- Objective
Among the entries that follow, locate the line with "Write the TikZ code for this diagram." and the line with "([yshift=-11pt]aval.north) -- cycle;". Output those lines and all lines in between, exactly, minus the pictures.

- Source material
::::::

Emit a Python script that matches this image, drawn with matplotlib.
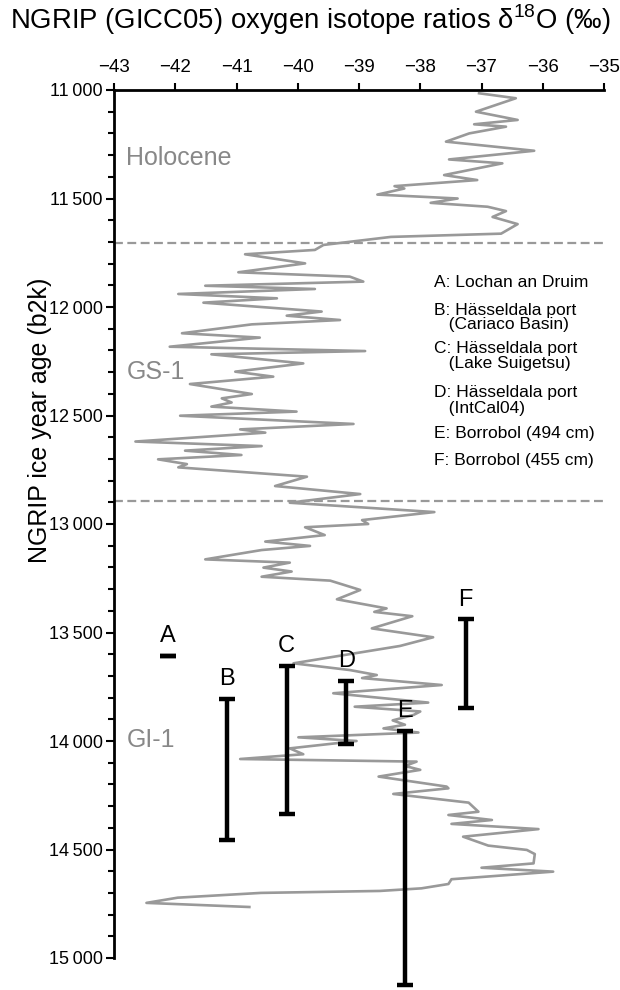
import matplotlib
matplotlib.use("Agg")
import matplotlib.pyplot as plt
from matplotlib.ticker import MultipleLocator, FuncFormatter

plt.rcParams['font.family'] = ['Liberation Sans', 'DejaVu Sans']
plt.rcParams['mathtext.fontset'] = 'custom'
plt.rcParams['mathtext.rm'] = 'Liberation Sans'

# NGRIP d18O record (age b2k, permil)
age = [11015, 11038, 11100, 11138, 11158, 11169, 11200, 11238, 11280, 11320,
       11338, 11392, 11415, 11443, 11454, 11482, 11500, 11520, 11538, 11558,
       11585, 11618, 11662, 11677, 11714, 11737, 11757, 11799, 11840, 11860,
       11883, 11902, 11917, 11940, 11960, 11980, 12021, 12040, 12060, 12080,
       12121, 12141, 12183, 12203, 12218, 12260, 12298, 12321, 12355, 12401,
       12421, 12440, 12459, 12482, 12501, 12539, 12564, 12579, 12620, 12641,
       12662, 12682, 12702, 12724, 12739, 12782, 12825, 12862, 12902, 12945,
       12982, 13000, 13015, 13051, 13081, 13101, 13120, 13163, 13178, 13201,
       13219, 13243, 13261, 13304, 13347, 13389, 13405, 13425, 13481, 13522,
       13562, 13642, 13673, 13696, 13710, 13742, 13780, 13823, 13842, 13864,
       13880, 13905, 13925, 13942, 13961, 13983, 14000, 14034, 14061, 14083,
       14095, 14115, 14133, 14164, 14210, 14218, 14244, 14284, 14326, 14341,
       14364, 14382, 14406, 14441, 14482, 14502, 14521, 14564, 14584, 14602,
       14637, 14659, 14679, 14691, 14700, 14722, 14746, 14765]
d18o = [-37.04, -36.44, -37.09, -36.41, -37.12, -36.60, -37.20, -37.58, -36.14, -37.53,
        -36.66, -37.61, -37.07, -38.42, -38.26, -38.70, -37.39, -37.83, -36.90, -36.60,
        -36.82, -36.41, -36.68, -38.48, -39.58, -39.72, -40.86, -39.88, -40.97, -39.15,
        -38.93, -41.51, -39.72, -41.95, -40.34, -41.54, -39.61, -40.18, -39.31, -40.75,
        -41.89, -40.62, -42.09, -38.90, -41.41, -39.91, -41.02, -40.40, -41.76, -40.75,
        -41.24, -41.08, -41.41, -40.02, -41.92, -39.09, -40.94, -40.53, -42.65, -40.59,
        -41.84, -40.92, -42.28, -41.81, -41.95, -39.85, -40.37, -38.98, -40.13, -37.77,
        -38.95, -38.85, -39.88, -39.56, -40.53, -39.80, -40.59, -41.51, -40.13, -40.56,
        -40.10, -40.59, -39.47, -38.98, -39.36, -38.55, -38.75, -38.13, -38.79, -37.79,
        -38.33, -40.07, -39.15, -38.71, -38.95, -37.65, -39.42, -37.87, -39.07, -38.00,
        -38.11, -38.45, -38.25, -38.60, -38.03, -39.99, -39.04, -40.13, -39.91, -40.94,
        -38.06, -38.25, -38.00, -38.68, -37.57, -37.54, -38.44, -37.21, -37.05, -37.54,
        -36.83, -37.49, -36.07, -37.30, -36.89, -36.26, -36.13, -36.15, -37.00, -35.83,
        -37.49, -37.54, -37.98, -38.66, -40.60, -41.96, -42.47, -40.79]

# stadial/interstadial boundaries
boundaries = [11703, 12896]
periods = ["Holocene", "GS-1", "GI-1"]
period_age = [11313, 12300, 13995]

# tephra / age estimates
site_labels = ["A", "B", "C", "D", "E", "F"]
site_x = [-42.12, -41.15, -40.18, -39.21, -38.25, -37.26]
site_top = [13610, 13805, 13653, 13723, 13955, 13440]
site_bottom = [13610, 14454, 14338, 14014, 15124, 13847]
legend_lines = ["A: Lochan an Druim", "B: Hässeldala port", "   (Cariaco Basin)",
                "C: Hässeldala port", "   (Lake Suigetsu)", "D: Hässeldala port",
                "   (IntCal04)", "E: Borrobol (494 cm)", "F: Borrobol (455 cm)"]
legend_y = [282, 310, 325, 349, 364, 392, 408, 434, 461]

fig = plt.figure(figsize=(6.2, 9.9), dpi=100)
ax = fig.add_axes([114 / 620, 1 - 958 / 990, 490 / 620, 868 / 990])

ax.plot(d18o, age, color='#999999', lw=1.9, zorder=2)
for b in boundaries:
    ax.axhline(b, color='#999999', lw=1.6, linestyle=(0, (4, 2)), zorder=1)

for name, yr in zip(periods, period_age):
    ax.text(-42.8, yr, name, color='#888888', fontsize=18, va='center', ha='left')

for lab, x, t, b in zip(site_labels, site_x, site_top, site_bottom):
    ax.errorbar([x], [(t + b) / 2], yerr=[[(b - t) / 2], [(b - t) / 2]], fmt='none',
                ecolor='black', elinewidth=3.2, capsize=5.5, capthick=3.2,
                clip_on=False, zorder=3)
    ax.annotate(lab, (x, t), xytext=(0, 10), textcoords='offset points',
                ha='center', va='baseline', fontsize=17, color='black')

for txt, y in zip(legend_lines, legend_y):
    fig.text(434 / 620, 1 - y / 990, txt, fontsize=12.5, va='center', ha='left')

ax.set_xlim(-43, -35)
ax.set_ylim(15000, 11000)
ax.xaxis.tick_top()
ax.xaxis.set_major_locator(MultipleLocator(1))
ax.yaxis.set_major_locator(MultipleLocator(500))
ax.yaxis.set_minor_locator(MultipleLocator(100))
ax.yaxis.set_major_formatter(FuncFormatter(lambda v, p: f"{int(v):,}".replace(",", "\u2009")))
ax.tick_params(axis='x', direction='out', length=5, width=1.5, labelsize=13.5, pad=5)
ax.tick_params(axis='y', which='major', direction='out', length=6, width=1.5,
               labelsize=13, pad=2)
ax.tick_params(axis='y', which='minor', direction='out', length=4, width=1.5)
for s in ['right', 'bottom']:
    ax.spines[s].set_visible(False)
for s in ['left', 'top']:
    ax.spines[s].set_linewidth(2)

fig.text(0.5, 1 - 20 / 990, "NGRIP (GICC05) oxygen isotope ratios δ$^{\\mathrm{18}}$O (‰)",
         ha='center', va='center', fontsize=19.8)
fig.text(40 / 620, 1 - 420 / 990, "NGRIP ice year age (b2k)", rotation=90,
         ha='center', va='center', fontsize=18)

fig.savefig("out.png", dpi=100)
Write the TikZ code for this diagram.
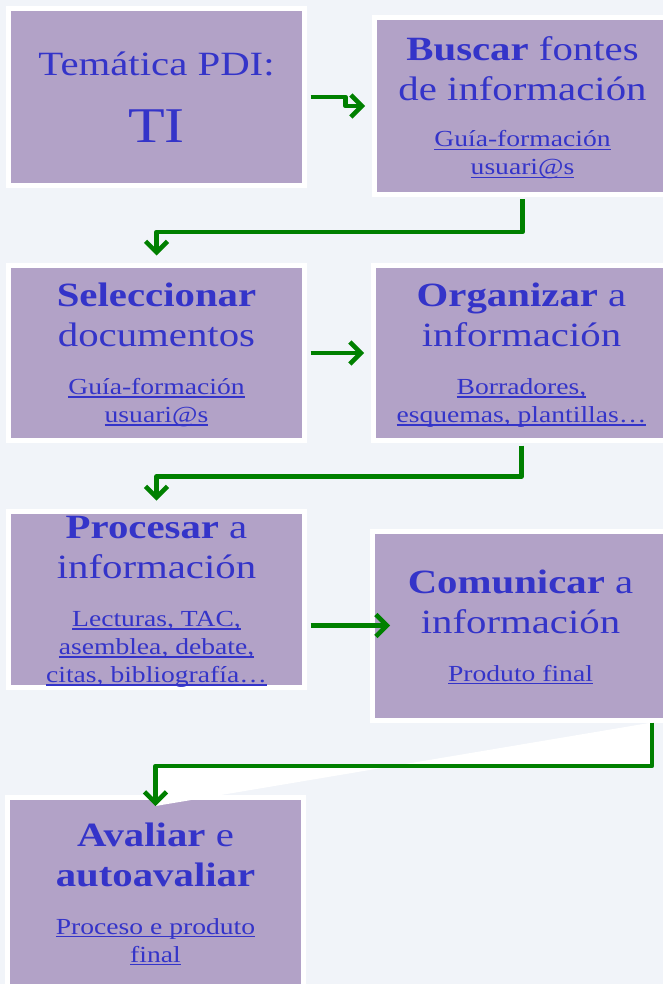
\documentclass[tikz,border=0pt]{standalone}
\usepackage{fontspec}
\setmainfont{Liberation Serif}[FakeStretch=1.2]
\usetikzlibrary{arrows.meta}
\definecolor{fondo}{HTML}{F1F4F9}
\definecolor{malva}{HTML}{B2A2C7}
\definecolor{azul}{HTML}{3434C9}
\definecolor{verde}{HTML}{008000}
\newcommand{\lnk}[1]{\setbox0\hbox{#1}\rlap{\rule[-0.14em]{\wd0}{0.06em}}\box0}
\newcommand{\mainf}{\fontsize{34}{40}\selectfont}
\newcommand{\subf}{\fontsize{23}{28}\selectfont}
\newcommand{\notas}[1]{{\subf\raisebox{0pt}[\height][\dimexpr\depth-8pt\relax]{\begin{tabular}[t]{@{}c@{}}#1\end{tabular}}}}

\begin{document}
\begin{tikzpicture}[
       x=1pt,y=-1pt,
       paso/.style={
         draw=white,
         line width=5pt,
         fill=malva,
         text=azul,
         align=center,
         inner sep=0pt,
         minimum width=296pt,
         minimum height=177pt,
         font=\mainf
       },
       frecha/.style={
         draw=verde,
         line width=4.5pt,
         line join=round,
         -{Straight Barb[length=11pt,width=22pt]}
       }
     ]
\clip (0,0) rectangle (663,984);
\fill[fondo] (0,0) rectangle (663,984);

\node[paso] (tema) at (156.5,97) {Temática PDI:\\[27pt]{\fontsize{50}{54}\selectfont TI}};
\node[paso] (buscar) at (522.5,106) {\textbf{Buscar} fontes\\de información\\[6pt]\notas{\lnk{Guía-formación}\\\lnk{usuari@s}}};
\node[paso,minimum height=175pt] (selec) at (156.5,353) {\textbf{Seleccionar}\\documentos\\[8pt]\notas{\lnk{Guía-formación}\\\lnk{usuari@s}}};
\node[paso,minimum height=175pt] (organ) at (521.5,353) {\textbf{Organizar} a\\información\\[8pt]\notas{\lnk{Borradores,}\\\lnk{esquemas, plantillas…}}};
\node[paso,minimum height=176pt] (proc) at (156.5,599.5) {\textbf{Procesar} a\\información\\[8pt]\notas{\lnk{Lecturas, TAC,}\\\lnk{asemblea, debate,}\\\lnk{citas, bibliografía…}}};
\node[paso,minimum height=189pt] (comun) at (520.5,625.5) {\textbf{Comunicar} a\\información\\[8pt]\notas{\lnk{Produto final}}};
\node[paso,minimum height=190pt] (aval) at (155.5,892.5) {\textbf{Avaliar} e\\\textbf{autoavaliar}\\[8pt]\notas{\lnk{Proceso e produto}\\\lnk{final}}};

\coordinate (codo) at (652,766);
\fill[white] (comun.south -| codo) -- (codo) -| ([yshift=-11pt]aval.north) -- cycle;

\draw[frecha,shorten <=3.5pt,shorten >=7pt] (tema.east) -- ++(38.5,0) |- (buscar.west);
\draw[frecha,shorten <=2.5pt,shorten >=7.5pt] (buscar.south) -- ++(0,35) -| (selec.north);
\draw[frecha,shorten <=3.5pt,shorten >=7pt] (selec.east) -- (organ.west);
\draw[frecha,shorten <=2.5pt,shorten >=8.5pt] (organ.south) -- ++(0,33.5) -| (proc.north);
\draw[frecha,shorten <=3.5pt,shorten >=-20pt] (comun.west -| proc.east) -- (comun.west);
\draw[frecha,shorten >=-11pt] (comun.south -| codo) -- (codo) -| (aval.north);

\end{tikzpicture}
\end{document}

::::::

- The output
Write the TikZ code for this diagram.
\documentclass[tikz,border=0pt]{standalone}
\usepackage{fontspec}
\setmainfont{Liberation Serif}[FakeStretch=1.2]
\usetikzlibrary{arrows.meta}
\definecolor{fondo}{HTML}{F1F4F9}
\definecolor{malva}{HTML}{B2A2C7}
\definecolor{azul}{HTML}{3434C9}
\definecolor{verde}{HTML}{008000}
\newcommand{\lnk}[1]{\setbox0\hbox{#1}\rlap{\rule[-0.14em]{\wd0}{0.06em}}\box0}
\newcommand{\mainf}{\fontsize{34}{40}\selectfont}
\newcommand{\subf}{\fontsize{23}{28}\selectfont}
\newcommand{\notas}[1]{{\subf\raisebox{0pt}[\height][\dimexpr\depth-8pt\relax]{\begin{tabular}[t]{@{}c@{}}#1\end{tabular}}}}

\begin{document}
\begin{tikzpicture}[
       x=1pt,y=-1pt,
       paso/.style={
         draw=white,
         line width=5pt,
         fill=malva,
         text=azul,
         align=center,
         inner sep=0pt,
         minimum width=296pt,
         minimum height=177pt,
         font=\mainf
       },
       frecha/.style={
         draw=verde,
         line width=4.5pt,
         line join=round,
         -{Straight Barb[length=11pt,width=22pt]}
       }
     ]
\clip (0,0) rectangle (663,984);
\fill[fondo] (0,0) rectangle (663,984);

\node[paso] (tema) at (156.5,97) {Temática PDI:\\[27pt]{\fontsize{50}{54}\selectfont TI}};
\node[paso] (buscar) at (522.5,106) {\textbf{Buscar} fontes\\de información\\[6pt]\notas{\lnk{Guía-formación}\\\lnk{usuari@s}}};
\node[paso,minimum height=175pt] (selec) at (156.5,353) {\textbf{Seleccionar}\\documentos\\[8pt]\notas{\lnk{Guía-formación}\\\lnk{usuari@s}}};
\node[paso,minimum height=175pt] (organ) at (521.5,353) {\textbf{Organizar} a\\información\\[8pt]\notas{\lnk{Borradores,}\\\lnk{esquemas, plantillas…}}};
\node[paso,minimum height=176pt] (proc) at (156.5,599.5) {\textbf{Procesar} a\\información\\[8pt]\notas{\lnk{Lecturas, TAC,}\\\lnk{asemblea, debate,}\\\lnk{citas, bibliografía…}}};
\node[paso,minimum height=189pt] (comun) at (520.5,625.5) {\textbf{Comunicar} a\\información\\[8pt]\notas{\lnk{Produto final}}};
\node[paso,minimum height=190pt] (aval) at (155.5,892.5) {\textbf{Avaliar} e\\\textbf{autoavaliar}\\[8pt]\notas{\lnk{Proceso e produto}\\\lnk{final}}};

\coordinate (codo) at (652,766);
\fill[white] (comun.south -| codo) -- (codo) -| ([yshift=-11pt]aval.north) -- cycle;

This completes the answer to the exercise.